A Villain With A Heart Of Gold
Bilge Ebiri isn’t sold on Disney’s multi-dimensional villains, epitomized by Angelina Jolie’s performance in Maleficent:
Disney’s recent move away from classic villains is, on some level, a good thing, in that it allows them to delve into some heretofore unexplored types of relationships, and to find psychological complexity where once there was none. But I can’t help but feel like something has been lost as well. The Evil Queen, Maleficent, the Coachman, Shere-Khan. We didn’t spend a lot of time getting to know them. They were mysterious, elemental, totemic. And so, we could fill them with our own fears. They were charismatic enough that we brought our own complexity to them. These bad guys also put our heroes into sharper focus: Try to imagine Snow White without the Evil Queen, Peter Pan without Captain Hook.
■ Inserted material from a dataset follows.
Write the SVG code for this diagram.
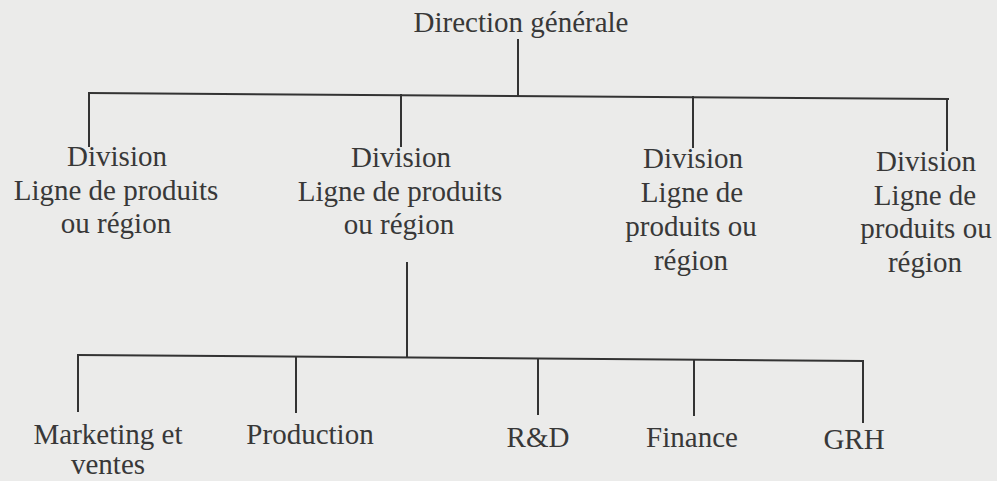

Devon Maloney also has misgivings about Maleficent:
Role reversals in fairy tale retellings like these, when wielded well, are tools of rehabilitation. They provide an alternative to boorish archetypes and flat concepts of “good and evil,” and they prompt children (and adults as well) to consider the nuances of morality. But rather than restructuring the stories, these new retellings simply swap the characters around. (In a great criticism of Frozen writer Kip Manley calls that structure “the Rules.”) Villains wind up with the exact same traits as their “good” nemeses; no discomfiting outlier behavior for them. Evil—actual, absolute evil—is always obliterated. Good women remain feminine and kind, and always morally understandable, as they should be, and the villainess almost always regrets the qualities that made her an outcast. By the end, she’s been absorbed into the very “happily ever after” template the retelling purported to subvert.